Meta Q4 Revenue Up 24% as AI Capex Guided to $115‑135B in 2026
Meta reported a 24% Q4 2025 revenue jump to $59.9 billion and guided 2026 capital expenditures to $115‑135 billion for AI infrastructure. CEO Zuckerberg cited a major AI acceleration.
**TL;DR**: Meta's Q4 2025 revenue rose 24% to $59.9 billion, and the company guided 2026 capital expenditures to $115‑135 billion to fund AI infrastructure. CEO Mark Zuckerberg said the firm is witnessing a major AI acceleration.
Meta reported strong advertising demand across its apps in the fourth quarter, driving the revenue increase. The result came despite a broader market pullback that had earlier weighed on tech shares. Analysts noted the contrast between top‑line strength and rising costs.
For the full year 2025, Meta’s revenue exceeded $200 billion, marking a 22% annual gain. Net income grew only 9% in Q4, and operating income rose just 6%, showing profit pressure from higher spending. The company holds about $82 billion in cash and marketable securities, giving it flexibility to fund large investments.
Meta’s Q4 revenue of $59.9 billion represents a 24% year‑over‑year increase. The full‑year 2025 figure of over $200 billion reflects a 22% rise. For 2026, the firm expects to spend between $115 billion and $135 billion on capital expenditures, up from $72.2 billion in 2025. This range covers data centers, servers, and other hardware needed for AI workloads.
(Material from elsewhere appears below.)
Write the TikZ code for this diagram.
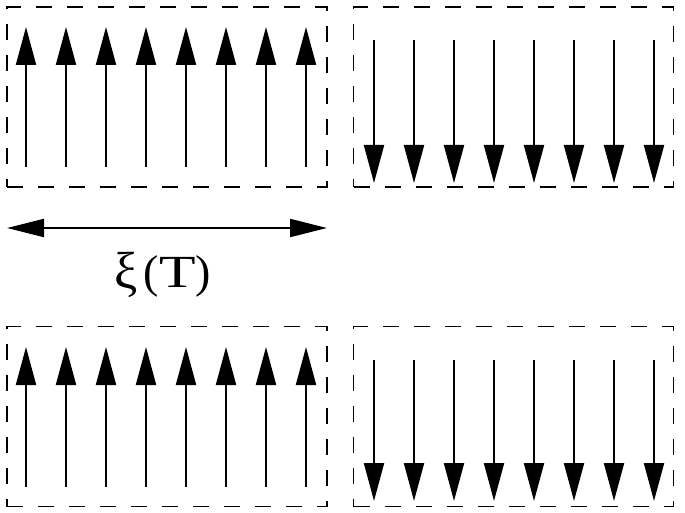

During the earnings call, CEO Mark Zuckerberg stated, "We are now seeing a major AI (artificial intelligence) acceleration." He added that Meta will continue to invest heavily in infrastructure to train leading models and deliver personal superintelligence to billions of users. The term "capital expenditures" refers to money spent on physical assets such as buildings and equipment.
The revenue surge shows that Meta’s core advertising business remains robust, but the massive capex plan signals a shift toward a more capital‑intensive model centered on AI. Higher spending on data centers and research could keep operating income growth modest in the near term. Management warned that 2026 operating income will only be "above" 2025 levels, suggesting limited profit expansion this year.
Investors must weigh the potential long‑term payoff of AI against short‑term profit pressure. Meta’s price‑to‑earnings ratio sits around 29, which is not cheap but not extreme given its 3.5 billion daily active users. The firm’s strong cash position allows it to sustain several years of heavy investment if needed.
Watch Meta’s first‑quarter 2026 earnings release on April 29 for updates on revenue trends and any changes to its capital‑expenditure outlook.